Du Fu got away with this level of directness partly because he was writing during a genuine crisis, and partly because his loyalty to the Tang Dynasty was never in question. He criticized the government's conduct of the war, not the emperor's right to rule. That distinction mattered.

Bai Juyi and the New Music Bureau

Bai Juyi (白居易 Bái Jūyì) took a different approach. In the early 9th century, he led the New Music Bureau Movement (新乐府运动 Xīn Yuèfǔ Yùndòng), which argued that poetry should be accessible to ordinary people and should address social problems directly.

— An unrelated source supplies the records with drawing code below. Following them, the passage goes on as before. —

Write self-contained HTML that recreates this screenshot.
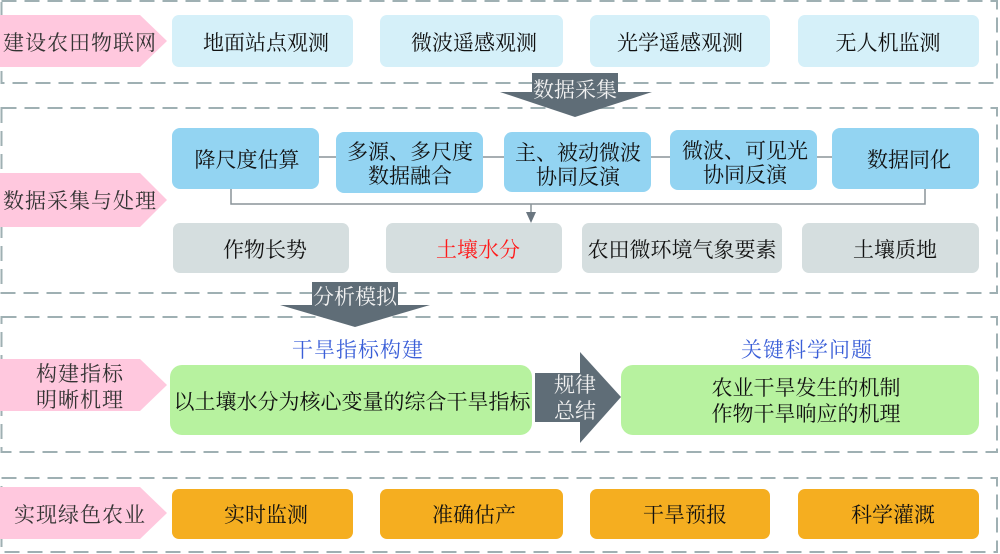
<!DOCTYPE html>
<html><head><meta charset="utf-8"><style>
html,body{margin:0;padding:0;background:#fff;}
svg{display:block;}
text{font-family:"Liberation Serif","Noto Serif CJK SC","Noto Sans CJK SC",serif;font-size:21px;}
</style></head><body>
<svg width="1000" height="554" viewBox="0 0 1000 554" xmlns="http://www.w3.org/2000/svg">
<g fill="#111">
<g fill="none" stroke="#9fb0b3" stroke-width="2" stroke-dasharray="15 8">
<rect x="1.5" y="1" width="995.5" height="82"/>
<rect x="1.5" y="108" width="995.5" height="185"/>
<rect x="1.5" y="317" width="995.5" height="135"/>
<rect x="1.5" y="478" width="995.5" height="74"/>
</g>
<!-- pink labels -->
<g fill="#ffc8de">
<polygon points="0,15 140,15 167,41 140,67 0,67"/>
<polygon points="0,173 140,173 167,200 140,227 0,227"/>
<polygon points="0,359 140,359 167,385 140,411 0,411"/>
<polygon points="0,487 140,487 167,513 140,539 0,539"/>
</g>
<g fill="#333" text-anchor="middle" dominant-baseline="central" style="letter-spacing:1px">
<text x="80" y="43">建设农田物联网</text>
<text x="80" y="201">数据采集与处理</text>
<text x="80" y="374">构建指标</text>
<text x="80" y="400">明晰机理</text>
<text x="80" y="515">实现绿色农业</text>
</g>
<!-- row1 -->
<g fill="#d5f0f9">
<rect x="172" y="15" width="181" height="52" rx="7"/>
<rect x="380" y="15" width="183" height="52" rx="7"/>
<rect x="590" y="15" width="180" height="52" rx="7"/>
<rect x="798" y="15" width="181" height="52" rx="7"/>
</g>
<g text-anchor="middle" dominant-baseline="central" fill="#111">
<text x="266" y="43">地面站点观测</text>
<text x="474" y="43">微波遥感观测</text>
<text x="680" y="43">光学遥感观测</text>
<text x="888" y="43">无人机监测</text>
</g>
<!-- connectors row2 -->
<g stroke="#8a9499" stroke-width="1.5" fill="none">
<line x1="319" y1="157" x2="336" y2="157"/>
<line x1="483" y1="157" x2="504" y2="157"/>
<line x1="651" y1="157" x2="670" y2="157"/>
<line x1="817" y1="157" x2="832" y2="157"/>
<path d="M231 189 V204 H925 V189"/>
<line x1="531" y1="204" x2="531" y2="214"/>
</g>
<polygon points="526,212 536,212 531,223" fill="#6a7680"/>
<!-- row2 blue -->
<g fill="#93d4f2">
<rect x="172" y="128" width="147" height="61" rx="8"/>
<rect x="336" y="132" width="147" height="61" rx="8"/>
<rect x="504" y="132" width="147" height="60" rx="8"/>
<rect x="670" y="130" width="147" height="60" rx="8"/>
<rect x="832" y="128" width="147" height="61" rx="8"/>
</g>
<g text-anchor="middle" dominant-baseline="central" fill="#111">
<text x="247" y="160">降尺度估算</text>
<text x="410" y="152">多源、多尺度</text>
<text x="410" y="176">数据融合</text>
<text x="578" y="153">主、被动微波</text>
<text x="578" y="177">协同反演</text>
<text x="745" y="151">微波、可见光</text>
<text x="745" y="175">协同反演</text>
<text x="909" y="160">数据同化</text>
</g>
<!-- row2 gray -->
<g fill="#d5dedf">
<rect x="173" y="223" width="176" height="50" rx="7"/>
<rect x="386" y="223" width="176" height="50" rx="7"/>
<rect x="582" y="223" width="200" height="50" rx="7"/>
<rect x="802" y="223" width="177" height="50" rx="7"/>
</g>
<g text-anchor="middle" dominant-baseline="central" fill="#111">
<text x="265" y="250">作物长势</text>
<text x="478" y="250" fill="#ff1a1a">土壤水分</text>
<text x="682" y="250">农田微环境气象要素</text>
<text x="895" y="250">土壤质地</text>
</g>
<!-- arrow 数据采集 -->
<rect x="532" y="73" width="86" height="20" fill="#5f6d77"/>
<polygon points="500,92 652,92 575,117" fill="#5f6d77"/>
<text x="575" y="90" text-anchor="middle" dominant-baseline="central" fill="#f2f2f2">数据采集</text>
<!-- arrow 分析模拟 -->
<rect x="312" y="282" width="86" height="24" fill="#5f6d77"/>
<polygon points="280,305 430,305 355,327" fill="#5f6d77"/>
<text x="355" y="297" text-anchor="middle" dominant-baseline="central" fill="#f2f2f2">分析模拟</text>
<!-- section 3 -->
<text x="358" y="350" text-anchor="middle" dominant-baseline="central" fill="#3b5fd8" style="letter-spacing:1px">干旱指标构建</text>
<text x="807" y="350" text-anchor="middle" dominant-baseline="central" fill="#3b5fd8" style="letter-spacing:1px">关键科学问题</text>
<rect x="170" y="365" width="362" height="70" rx="12" fill="#b7f29f"/>
<rect x="621" y="365" width="358" height="70" rx="12" fill="#b7f29f"/>
<text x="352" y="402" text-anchor="middle" dominant-baseline="central" fill="#111">以土壤水分为核心变量的综合干旱指标</text>
<text x="806" y="388" text-anchor="middle" dominant-baseline="central" fill="#111">农业干旱发生的机制</text>
<text x="806" y="414" text-anchor="middle" dominant-baseline="central" fill="#111">作物干旱响应的机理</text>
<rect x="535" y="373" width="46" height="49" fill="#5f6d77"/>
<polygon points="580,352 621,397 580,443" fill="#5f6d77"/>
<text x="575" y="385" text-anchor="middle" dominant-baseline="central" fill="#f2f2f2">规律</text>
<text x="575" y="411" text-anchor="middle" dominant-baseline="central" fill="#f2f2f2">总结</text>
<!-- section 4 -->
<g fill="#f5ae20">
<rect x="172" y="489" width="181" height="50" rx="7"/>
<rect x="380" y="489" width="183" height="50" rx="7"/>
<rect x="590" y="489" width="180" height="50" rx="7"/>
<rect x="798" y="489" width="181" height="50" rx="7"/>
</g>
<g text-anchor="middle" dominant-baseline="central" fill="#111">
<text x="266" y="515">实时监测</text>
<text x="474" y="515">准确估产</text>
<text x="685" y="515">干旱预报</text>
<text x="893" y="515">科学灌溉</text>
</g>
</g>
</svg>
</body></html>
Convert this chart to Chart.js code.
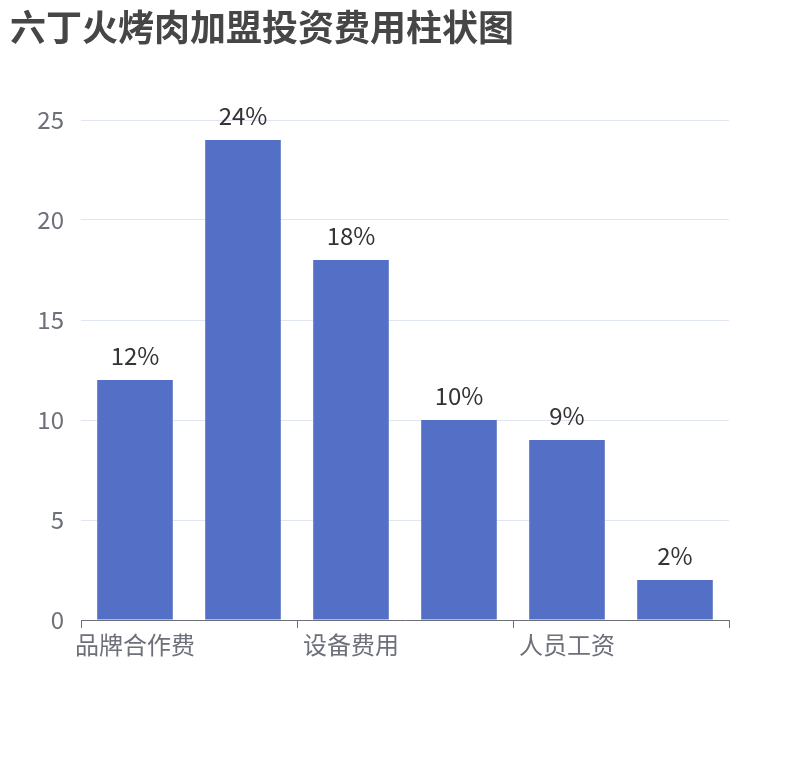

His poem "The Charcoal Seller" (卖炭翁 Mài Tàn Wēng) describes an old man who spends weeks burning charcoal in the mountains, only to have palace eunuchs confiscate his entire load for a fraction of its value. It's a specific, concrete critique of the palace procurement system — no metaphors needed.

Bai Juyi was eventually demoted for being too outspoken, but he survived. His strategy of writing in plain language meant his poems circulated widely among common people, which gave him a kind of popular protection that more obscure poets lacked.

The Modern Echo

The tradition didn't end with the classical period. During the Cultural Revolution, the poet Ai Qing (艾青 Ài Qīng) was sent to clean toilets in Xinjiang for twenty years. His son, the artist Ai Weiwei (艾未未 Ài Wèiwèi), carries on the family tradition of artistic dissent.

Chinese political poetry was never about revolution. It was about accountability — the belief that power should be answerable to truth, even when truth has to hide inside a poem about flowers. That belief cost many poets their careers, their freedom, and sometimes their lives. But the poems survived, which is exactly the point.